Archive

Posts Tagged ‘Apache Spark Features’

Apache Spark – Introduction & main features (Part 1)

October 12, 2020 Leave a comment

 

Apache Spark is an open source, unified analytics engine, designed for distributed big data processing and machine learning.

Although Apache Hadoop was still there to cater for Big Data workloads, but its Map-Reduce (MR) framework had some inefficiencies and was hard to manage & administer.

– A typical Hadoop program involves multiple iterative MR jobs which loads data to disk and reads again in every iteration, thus involves latency and performance issues.

– Hadoop also provides SQL like ad-hoc querying capability thru Pig & Hive, but due to MR it involves writing/reading data to/from disks, which makes it much slower and gives a bad experience when you need quick data retrieval.
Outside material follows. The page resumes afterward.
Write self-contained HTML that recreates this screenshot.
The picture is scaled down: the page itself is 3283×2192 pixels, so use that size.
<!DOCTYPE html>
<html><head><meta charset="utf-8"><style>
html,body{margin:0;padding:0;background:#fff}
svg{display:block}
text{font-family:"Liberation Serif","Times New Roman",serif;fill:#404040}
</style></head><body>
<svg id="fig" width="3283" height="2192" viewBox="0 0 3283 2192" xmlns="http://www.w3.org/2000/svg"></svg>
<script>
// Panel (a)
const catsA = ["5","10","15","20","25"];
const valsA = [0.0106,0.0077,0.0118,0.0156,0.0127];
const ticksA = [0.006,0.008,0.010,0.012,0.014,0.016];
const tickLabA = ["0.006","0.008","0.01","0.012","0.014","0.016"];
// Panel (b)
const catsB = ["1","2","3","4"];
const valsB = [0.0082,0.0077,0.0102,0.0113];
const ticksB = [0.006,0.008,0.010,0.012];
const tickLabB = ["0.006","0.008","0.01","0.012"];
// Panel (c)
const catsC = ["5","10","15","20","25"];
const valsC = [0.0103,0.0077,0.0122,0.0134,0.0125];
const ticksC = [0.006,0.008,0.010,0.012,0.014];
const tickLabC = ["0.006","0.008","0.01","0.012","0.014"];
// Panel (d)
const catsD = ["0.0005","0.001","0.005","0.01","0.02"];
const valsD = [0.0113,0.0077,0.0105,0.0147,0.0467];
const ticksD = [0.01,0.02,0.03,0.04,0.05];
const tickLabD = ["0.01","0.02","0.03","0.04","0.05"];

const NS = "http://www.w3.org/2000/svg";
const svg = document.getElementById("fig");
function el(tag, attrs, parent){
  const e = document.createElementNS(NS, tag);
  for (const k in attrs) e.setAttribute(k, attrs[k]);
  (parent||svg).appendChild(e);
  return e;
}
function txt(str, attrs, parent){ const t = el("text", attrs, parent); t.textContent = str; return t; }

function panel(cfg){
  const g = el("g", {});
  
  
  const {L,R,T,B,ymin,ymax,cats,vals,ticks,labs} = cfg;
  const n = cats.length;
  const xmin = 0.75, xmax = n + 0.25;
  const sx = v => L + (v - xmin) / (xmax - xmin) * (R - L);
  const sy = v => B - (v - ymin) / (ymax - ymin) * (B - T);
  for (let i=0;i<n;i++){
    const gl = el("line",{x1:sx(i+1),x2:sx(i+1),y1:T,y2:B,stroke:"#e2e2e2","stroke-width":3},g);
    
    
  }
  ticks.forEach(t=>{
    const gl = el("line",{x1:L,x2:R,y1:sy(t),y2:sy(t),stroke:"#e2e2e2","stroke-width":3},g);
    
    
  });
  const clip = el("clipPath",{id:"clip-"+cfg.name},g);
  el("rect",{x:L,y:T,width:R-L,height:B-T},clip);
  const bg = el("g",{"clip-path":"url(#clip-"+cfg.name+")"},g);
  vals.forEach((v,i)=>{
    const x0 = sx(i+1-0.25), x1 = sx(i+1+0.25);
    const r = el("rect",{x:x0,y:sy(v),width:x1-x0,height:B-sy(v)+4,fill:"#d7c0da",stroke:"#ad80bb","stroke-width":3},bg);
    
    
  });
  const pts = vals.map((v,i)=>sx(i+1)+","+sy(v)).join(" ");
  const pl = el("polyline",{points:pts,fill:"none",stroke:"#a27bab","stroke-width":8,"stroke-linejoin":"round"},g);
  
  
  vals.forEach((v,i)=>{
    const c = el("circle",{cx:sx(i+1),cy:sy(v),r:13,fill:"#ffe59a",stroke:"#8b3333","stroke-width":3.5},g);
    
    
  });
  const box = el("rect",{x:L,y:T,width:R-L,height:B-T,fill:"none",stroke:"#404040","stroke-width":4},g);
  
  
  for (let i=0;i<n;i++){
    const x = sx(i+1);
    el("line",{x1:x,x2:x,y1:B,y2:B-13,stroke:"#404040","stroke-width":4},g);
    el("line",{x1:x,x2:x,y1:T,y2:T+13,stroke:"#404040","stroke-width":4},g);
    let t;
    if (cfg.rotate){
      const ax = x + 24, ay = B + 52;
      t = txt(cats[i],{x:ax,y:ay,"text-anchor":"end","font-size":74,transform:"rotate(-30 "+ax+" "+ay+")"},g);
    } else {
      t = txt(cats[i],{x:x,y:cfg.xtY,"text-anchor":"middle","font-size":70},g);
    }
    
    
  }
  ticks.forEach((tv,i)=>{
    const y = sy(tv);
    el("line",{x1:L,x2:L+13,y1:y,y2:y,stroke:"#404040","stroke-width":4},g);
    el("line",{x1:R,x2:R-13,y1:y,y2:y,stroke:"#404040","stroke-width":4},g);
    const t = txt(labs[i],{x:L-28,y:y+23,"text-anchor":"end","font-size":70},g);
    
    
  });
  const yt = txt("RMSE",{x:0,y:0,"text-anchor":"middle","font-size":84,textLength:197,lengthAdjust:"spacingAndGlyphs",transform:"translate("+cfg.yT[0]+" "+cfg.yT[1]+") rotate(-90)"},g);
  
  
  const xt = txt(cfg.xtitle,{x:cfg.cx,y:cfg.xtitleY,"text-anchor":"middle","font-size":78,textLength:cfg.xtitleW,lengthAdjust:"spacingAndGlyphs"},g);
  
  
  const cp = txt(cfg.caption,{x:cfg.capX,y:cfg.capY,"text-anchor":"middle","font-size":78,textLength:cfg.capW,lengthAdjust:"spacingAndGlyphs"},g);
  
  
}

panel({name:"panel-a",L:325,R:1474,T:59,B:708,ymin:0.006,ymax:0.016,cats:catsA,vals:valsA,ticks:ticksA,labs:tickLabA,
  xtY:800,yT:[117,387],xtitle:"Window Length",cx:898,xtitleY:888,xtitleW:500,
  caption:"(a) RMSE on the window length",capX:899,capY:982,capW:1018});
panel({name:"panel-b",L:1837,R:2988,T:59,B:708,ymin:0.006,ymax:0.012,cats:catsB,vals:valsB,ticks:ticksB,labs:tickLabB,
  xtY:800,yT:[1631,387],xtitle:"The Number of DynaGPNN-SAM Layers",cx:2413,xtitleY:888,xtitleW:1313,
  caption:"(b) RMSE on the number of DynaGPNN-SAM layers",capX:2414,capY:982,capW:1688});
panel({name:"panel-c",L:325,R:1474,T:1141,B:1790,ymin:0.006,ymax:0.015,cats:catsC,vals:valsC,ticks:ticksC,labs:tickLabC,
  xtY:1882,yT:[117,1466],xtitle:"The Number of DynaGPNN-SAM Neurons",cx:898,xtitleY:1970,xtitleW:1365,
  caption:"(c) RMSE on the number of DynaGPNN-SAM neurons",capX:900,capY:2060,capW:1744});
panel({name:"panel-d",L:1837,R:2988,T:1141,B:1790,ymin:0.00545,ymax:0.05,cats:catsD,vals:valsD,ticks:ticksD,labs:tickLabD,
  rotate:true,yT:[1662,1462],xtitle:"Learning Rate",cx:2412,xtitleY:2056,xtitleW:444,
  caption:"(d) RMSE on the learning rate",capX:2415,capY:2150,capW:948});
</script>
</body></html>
– Thus the creators of Hadoop MR at UC Berkeley lab took this problem as an opportunity and came up with a project called Spark, which was written in Scala and is 10-100 times faster compared to Hadoop MR.
 

The main features of Spark are:

1. Speed: It is much more faster in processing and crunching large scale data compared to traditional databases engines and MapReduce Hadoop jobs. With in-memory storage and computation of data it provides high performance batch & streaming processing. Not only this but features like DAG scheduler, Query Optimizer, Tungsten execution engine, etc. makes Spark blazingly fast.
 

2. Modularity & Generality: For different kind of workloads Spark provides multiple components in its core like SQL, Structured Streaming, MLlib for Machine Learning, and GraphX (all as separate modules but unified under one engine).


 
3. Ease of use (Polyglot): To write your apps Spark provides multiple programming languages of your choice which you are comfortable with, like Scala, SQL, Python, Java & R. It also provides n number of APIs & libraries for you to quickly build your apps without going through a steep learning curve.
 

4. Extensibility: With Spark you can read data from multiple heterogeneous sources like HDFS, HBase, Apache Hive, Azure Blob Storage, Amazon S3, Apache Kafka, Kinesis, Cassandra, MongoDB, etc. and other traditional databases (RDBMSs). Spark also supports reading various file formats, such as CSV, Text, JSON, Parquet, ORC, Avro, etc. and from RDBMS tables.


 
5. Resilient (Fault Tolerant): Spark works on the concept of RDDs i.e. “Resilient Distributed Dataset”. It is a Fault Tolerant collection of objects partitioned across several nodes. With the concept of lineage RDDs can rebuild a lost partition in case of any node failure.
 

6. Runs Anywhere: Spark runs on multiple platforms like standalone cluster manager, Hadoop Yarn, Apache Mesos and Kubernetes.